According to several studies, the Chinese have certain individual and cultural determinants that could influence the trajectory of gambling problems, particularly in terms of beliefs (Ladouceur & Walker,1996; Hong & Chiu,1988; Zeng,2006; Ariyabuddhiphongs & Phengphol,2008):
For the Chinese population, the ban on gambling prior to the period of reform and openness reinforced misconceptions about the chances of winning and the general functioning of state lotteries (Ozorio & Ka-Chio Fong,2004). For example, video lottery terminals lead to negative gain over the long term because the advantage is necessarily for the “house” (the operator). The experience of majiang or poker played as a family – during which all monies gambled are redistributed among the players – did not prepare gamblers for the notion of long-term losses that are ensured by state-owned video lottery terminals.
Traditionally, the Chinese have not perceived lotteries as a hard form of betting () (Sin,1997). Meanwhile, electronic gambling machines are marketed in China as “online lotteries” () – a marketing bias likely to minimize the dangers of addiction to these games.

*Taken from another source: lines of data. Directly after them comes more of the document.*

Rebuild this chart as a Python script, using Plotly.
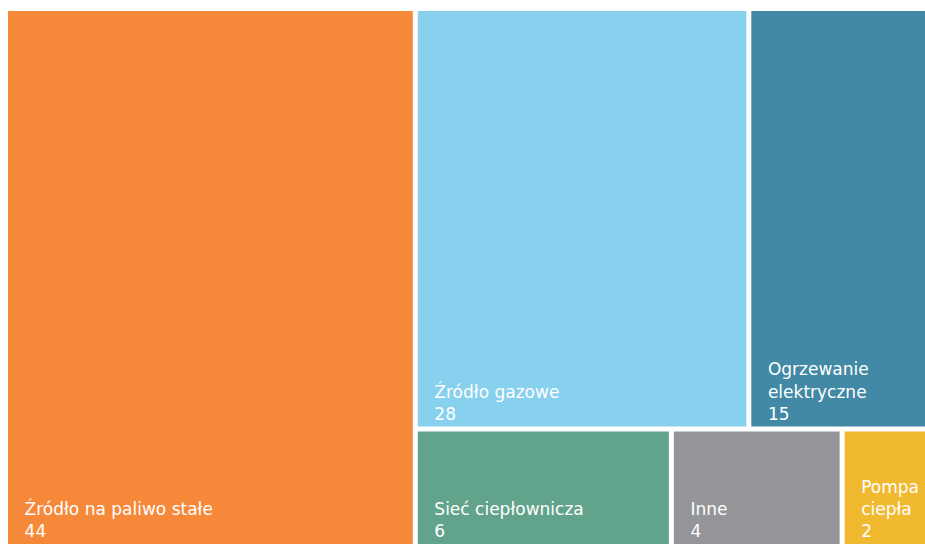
import plotly.graph_objects as go

categories = ["Źródło na paliwo stałe", "Źródło gazowe", "Ogrzewanie elektryczne",
              "Sieć ciepłownicza", "Inne", "Pompa ciepła"]
display_lines = [["Źródło na paliwo stałe"], ["Źródło gazowe"], ["Ogrzewanie", "elektryczne"],
                 ["Sieć ciepłownicza"], ["Inne"], ["Pompa", "ciepła"]]
values = [44, 28, 15, 6, 4, 2]
colors = ["#F6883A", "#87D0EE", "#4289A5", "#62A38B", "#949599", "#F0B930"]

indent = "\u2009\u2009\u2009\u2009"
display_text = ["<br>".join(indent + ln for ln in lines) for lines in display_lines]

fig = go.Figure(go.Treemap(
    labels=categories,
    parents=[""] * len(categories),
    values=values,
    text=display_text,
    customdata=[indent] * len(categories),
    texttemplate="%{text}<br>%{customdata}%{value}",
    textposition="bottom left",
    textfont=dict(family="DejaVu Sans", size=17, color="white"),
    marker=dict(colors=colors, line=dict(width=0), pad=dict(t=0, l=0, r=0, b=0)),
    tiling=dict(packing="squarify", squarifyratio=1.3, pad=5),
    pathbar=dict(visible=False),
    sort=True,
    hoverinfo="label+value",
))
fig.update_layout(
    width=925, height=544,
    margin=dict(l=8, t=11, r=0, b=0),
    paper_bgcolor="white",
)
fig.write_html(
    "out.html",
    config={"displayModeBar": False},
    post_script="document.body.style.margin='0';document.body.style.overflow='hidden';",
)
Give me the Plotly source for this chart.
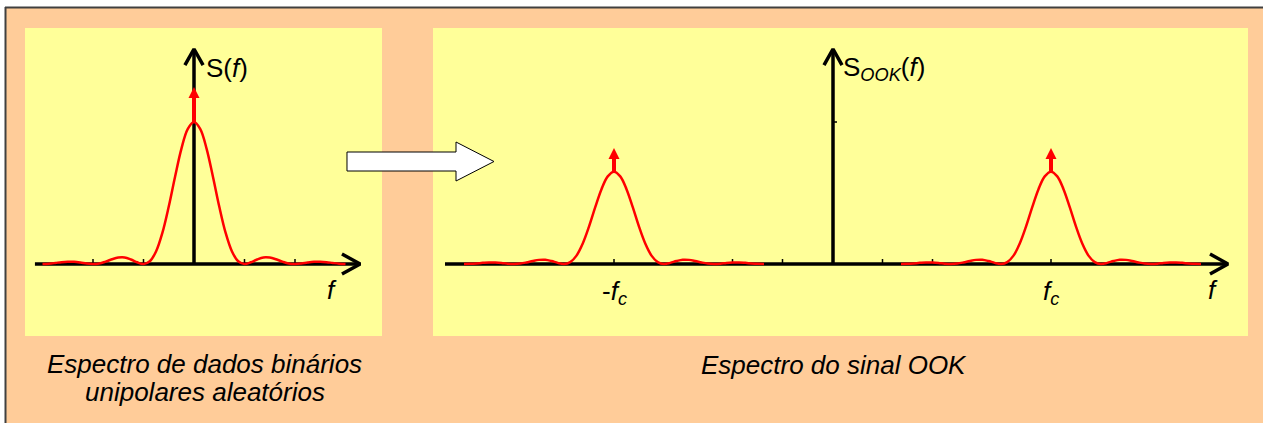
import plotly.graph_objects as go

# ---------------- data ----------------
# frequency offsets (in units of 1/T) around each spectral lobe
offsets = [-3.0, -2.875, -2.75, -2.625, -2.5, -2.375, -2.25, -2.125, -2.0,
           -1.875, -1.75, -1.625, -1.5, -1.375, -1.25, -1.125, -1.0,
           -0.875, -0.75, -0.625, -0.5, -0.375, -0.25, -0.125, 0.0,
           0.125, 0.25, 0.375, 0.5, 0.625, 0.75, 0.875, 1.0,
           1.125, 1.25, 1.375, 1.5, 1.625, 1.75, 1.875, 2.0,
           2.125, 2.25, 2.375, 2.5, 2.625, 2.75, 2.875, 3.0]

# baseband PSD of unipolar random binary data (continuous part)
s_baseband = [0.0, 0.002, 0.007, 0.013, 0.016, 0.015, 0.010, 0.003, 0.0,
              0.004, 0.017, 0.033, 0.045, 0.046, 0.032, 0.012, 0.0,
              0.019, 0.090, 0.221, 0.405, 0.615, 0.811, 0.950, 1.0,
              0.950, 0.811, 0.615, 0.405, 0.221, 0.090, 0.019, 0.0,
              0.012, 0.032, 0.046, 0.045, 0.033, 0.017, 0.004, 0.0,
              0.003, 0.010, 0.015, 0.016, 0.013, 0.007, 0.002, 0.0]

# OOK PSD lobe (continuous part), repeated at -fc and +fc
s_ook = [0.0, 0.001, 0.004, 0.008, 0.011, 0.010, 0.007, 0.002, 0.0,
         0.003, 0.011, 0.021, 0.029, 0.030, 0.021, 0.008, 0.0,
         0.013, 0.059, 0.144, 0.263, 0.400, 0.527, 0.617, 0.650,
         0.617, 0.527, 0.400, 0.263, 0.144, 0.059, 0.013, 0.0,
         0.008, 0.021, 0.030, 0.029, 0.021, 0.011, 0.003, 0.0,
         0.002, 0.007, 0.010, 0.011, 0.008, 0.004, 0.001, 0.0]

FC = 4.37                     # carrier frequency (units of 1/T)
impulse_base = 1.0            # discrete impulse at f = 0 (baseband)
impulse_base_tip = 1.246
impulse_ook = 0.65            # discrete impulses at +-fc
impulse_ook_tip = 0.817

ticks_left = [-2, -1, 1, 2]
ticks_right = [-2, -1, 1, 2, -FC, FC]

captions_left = ["Espectro de dados binários", "unipolares aleatórios"]
caption_right = "Espectro do sinal OOK"

# ---------------- layout helpers ----------------
W, H = 1263, 423
PEACH = "#FFCC99"
YELLOW = "#FFFF99"
RED = "#FF0000"
FONT = "Liberation Sans, Arial, sans-serif"


def px(x):
    return x / W


def py(y):
    return 1 - y / H


fig = go.Figure()

XL_RANGE = [(25 - 194) / 50.5, (382 - 194) / 50.5]
Y_RANGE = [(264 - 336) / 142, (264 - 28) / 142]
XR_RANGE = [(433 - 832.5) / 50, (1248 - 832.5) / 50]

AX = dict(color="black", width=3.5)

# ---------- left panel (x, y) ----------
fig.add_trace(go.Scatter(
    x=[-3.15, 3.29, None, 2.93, 3.29, 2.93],
    y=[0, 0, None, 0.07, 0, -0.07],
    mode="lines", line=AX, xaxis="x", yaxis="y", hoverinfo="skip"))
fig.add_trace(go.Scatter(
    x=[0, 0, None, -0.18, 0, 0.18],
    y=[0, 1.514, None, 1.40, 1.514, 1.40],
    mode="lines", line=AX, xaxis="x", yaxis="y", hoverinfo="skip"))
tx, ty = [], []
for t in ticks_left:
    tx += [t, t, None]
    ty += [0, 0.035, None]
fig.add_trace(go.Scatter(x=tx, y=ty, mode="lines",
                         line=dict(color="black", width=1.5),
                         xaxis="x", yaxis="y", hoverinfo="skip"))
fig.add_trace(go.Scatter(x=offsets, y=s_baseband, mode="lines",
                         line=dict(color=RED, width=2.5, shape="spline"),
                         xaxis="x", yaxis="y", hoverinfo="skip"))
fig.add_trace(go.Scatter(x=[0, 0], y=[impulse_base, impulse_base_tip - 0.06],
                         mode="lines", line=dict(color=RED, width=4),
                         xaxis="x", yaxis="y", hoverinfo="skip"))
fig.add_trace(go.Scatter(x=[0], y=[impulse_base_tip], mode="markers",
                         marker=dict(symbol="arrow-up", size=11, color=RED,
                                     line=dict(width=0)),
                         xaxis="x", yaxis="y", hoverinfo="skip"))

# ---------- right panel (x2, y2) ----------
fig.add_trace(go.Scatter(
    x=[-7.75, 7.91, None, 7.55, 7.91, 7.55],
    y=[0, 0, None, 0.07, 0, -0.07],
    mode="lines", line=AX, xaxis="x2", yaxis="y2", hoverinfo="skip"))
fig.add_trace(go.Scatter(
    x=[0.01, 0.01, None, -0.17, 0.01, 0.19],
    y=[0, 1.514, None, 1.40, 1.514, 1.40],
    mode="lines", line=AX, xaxis="x2", yaxis="y2", hoverinfo="skip"))
tx, ty = [], []
for t in ticks_right:
    tx += [t, t, None]
    ty += [0, 0.035, None]
tx += [0.01, 0.09, None]
ty += [1.0, 1.0, None]
fig.add_trace(go.Scatter(x=tx, y=ty, mode="lines",
                         line=dict(color="black", width=1.5),
                         xaxis="x2", yaxis="y2", hoverinfo="skip"))
for c in (-FC, FC):
    fig.add_trace(go.Scatter(x=[o + c for o in offsets], y=s_ook, mode="lines",
                             line=dict(color=RED, width=2.5, shape="spline"),
                             xaxis="x2", yaxis="y2", hoverinfo="skip"))
    fig.add_trace(go.Scatter(x=[c, c], y=[impulse_ook, impulse_ook_tip - 0.06],
                             mode="lines", line=dict(color=RED, width=4),
                             xaxis="x2", yaxis="y2", hoverinfo="skip"))
    fig.add_trace(go.Scatter(x=[c], y=[impulse_ook_tip], mode="markers",
                             marker=dict(symbol="arrow-up", size=11, color=RED,
                                         line=dict(width=0)),
                             xaxis="x2", yaxis="y2", hoverinfo="skip"))

# ---------------- axes ----------------
hidden = dict(showgrid=False, zeroline=False, showline=False, showticklabels=False,
              ticks="", fixedrange=True)
fig.update_layout(
    xaxis=dict(domain=[px(25), px(382)], range=XL_RANGE, **hidden),
    yaxis=dict(domain=[py(336), py(28)], range=Y_RANGE, **hidden),
    xaxis2=dict(domain=[px(433), px(1248)], range=XR_RANGE, anchor="y2", **hidden),
    yaxis2=dict(domain=[py(336), py(28)], range=Y_RANGE, anchor="x2", **hidden),
)

# ---------------- text ----------------
LBL = dict(family=FONT, size=26, color="black")
ann = []
ann.append(dict(text="S(<i>f</i>)", x=(204 - 194) / 50.5, y=1.38, xref="x", yref="y",
                xanchor="left", yanchor="middle", showarrow=False, font=LBL))
ann.append(dict(text="<i>f</i>", x=(332 - 194) / 50.5, y=-0.185, xref="x", yref="y",
                xanchor="center", yanchor="middle", showarrow=False, font=LBL))
ann.append(dict(text="S<sub><i>OOK</i></sub>(<i>f</i>)", x=0.17, y=1.38, xref="x2", yref="y2",
                xanchor="left", yanchor="middle", showarrow=False, font=LBL))
ann.append(dict(text="-<i>f</i><sub><i>c</i></sub>", x=-FC, y=-0.2, xref="x2", yref="y2",
                xanchor="center", yanchor="middle", showarrow=False, font=LBL))
ann.append(dict(text="<i>f</i><sub><i>c</i></sub>", x=FC, y=-0.2, xref="x2", yref="y2",
                xanchor="center", yanchor="middle", showarrow=False, font=LBL))
ann.append(dict(text="<i>f</i>", x=(1213 - 832.5) / 50, y=-0.185, xref="x2", yref="y2",
                xanchor="center", yanchor="middle", showarrow=False, font=LBL))
CAP = dict(family=FONT, size=26, color="black")
ann.append(dict(text="<i>" + captions_left[0] + "</i>", x=px(204.5), y=py(364),
                xref="paper", yref="paper", xanchor="center", yanchor="middle",
                showarrow=False, font=CAP))
ann.append(dict(text="<i>" + captions_left[1] + "</i>", x=px(204.5), y=py(392),
                xref="paper", yref="paper", xanchor="center", yanchor="middle",
                showarrow=False, font=CAP))
ann.append(dict(text="<i>" + caption_right + "</i>", x=px(834), y=py(365),
                xref="paper", yref="paper", xanchor="center", yanchor="middle",
                showarrow=False, font=CAP))

# ---------------- decorations ----------------
arrow_pts = [(347, 152), (456, 152), (456, 142), (494, 161.5), (456, 181), (456, 171), (347, 171)]
path = "M " + " L ".join(f"{px(x):.5f},{py(y):.5f}" for x, y in arrow_pts) + " Z"
shapes = [
    dict(type="rect", xref="paper", yref="paper", x0=0, x1=1, y0=py(7), y1=1.01,
         fillcolor="white", line=dict(width=0), layer="below"),
    dict(type="rect", xref="paper", yref="paper", x0=-0.01, x1=px(5), y0=-0.01, y1=1.01,
         fillcolor="white", line=dict(width=0), layer="below"),
    dict(type="line", xref="paper", yref="paper", x0=px(5), x1=1.01, y0=py(7.5), y1=py(7.5),
         line=dict(color="#404040", width=2)),
    dict(type="line", xref="paper", yref="paper", x0=px(5.5), x1=px(5.5), y0=-0.01, y1=py(7),
         line=dict(color="#404040", width=2)),
    dict(type="path", xref="paper", yref="paper", path=path,
         fillcolor="white", line=dict(color="black", width=1)),
]

fig.update_layout(
    width=W, height=H,
    margin=dict(l=0, r=0, t=0, b=0),
    paper_bgcolor=PEACH,
    plot_bgcolor=YELLOW,
    showlegend=False,
    annotations=ann,
    shapes=shapes,
)

fig.write_html("out.html", config={"displayModeBar": False},
               post_script="document.body.style.margin='0';document.body.style.overflow='hidden';")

From the start, the Chinese have a tendency to prefer games based on numbers or cards (roulette, black jack, poker): they attribute a divine power to numbers drawn randomly or attribute an influence to themselves on game results when they choose the numbers, which constitutes a hook factor for the game (Papineau,2005; Ohtsuka & Chan,2010).
The propensity of Chinese gamblers to develop strategies and assume regularity in games of pure chance has been demonstrated with the fantan, a popular game in the south of China, particularly during the Republic: “In particular, it was observed that gamblers “narratize” the game by considering successive draws not as independent, as mathematical laws of probability show, but rather as a sequence in which the combinations make sense. For this reason, the house of fantan provides for clients upon their arrival a history of the draws that took place in the preceding hours. There is indeed a whole group of strategies (tanlu) associated with very precise terminology on how to choose the entries for betting in several consecutive games” Paules,2007, – in translation. See alsoPaules 2010). This type of erroneous belief regarding the expectation of winning, the illusion of control, and the principle of independence among events is common among VLT gamblers (Gaboury & Ladouceur,1989). If the results of electronic gambling machines are based entirely on chance, they are designed and programmed on the one hand to give the impression of skill and on the other to generate these erroneous beliefs.
Studies focusing on the psychological aspects of making decisions in China demonstrate characteristics that could contribute to an explanation for the propensity for gambling and the greater prevalence of problem gamblers among Asian people. Three studies, in particular, demonstrate that in situations of investment and games the Chinese take more risks and show less probabilistic thinking, in an effort to reach material comfort more quickly (Vong,2007; Lau & Ranyard,2005). They also show an external locus of control – a tendency to attribute important life events to external causes: “The feeling that major reward allocation decisions are left in the hands of other powerful persons is frustrating and more likely to trigger the motivation to regain illusory control experienced in gambling” (Hong & Chiu,1988)c. Therefore, through this interpretation, gambling enables a sense of liberating interaction, if not influence, regarding events and destiny. This propensity is perhaps linked to some degree to the traditional Chinese “fatalistic” thinking (Papineau,2005), but could have a significant influence to the Chinese players’ relation with the EGM.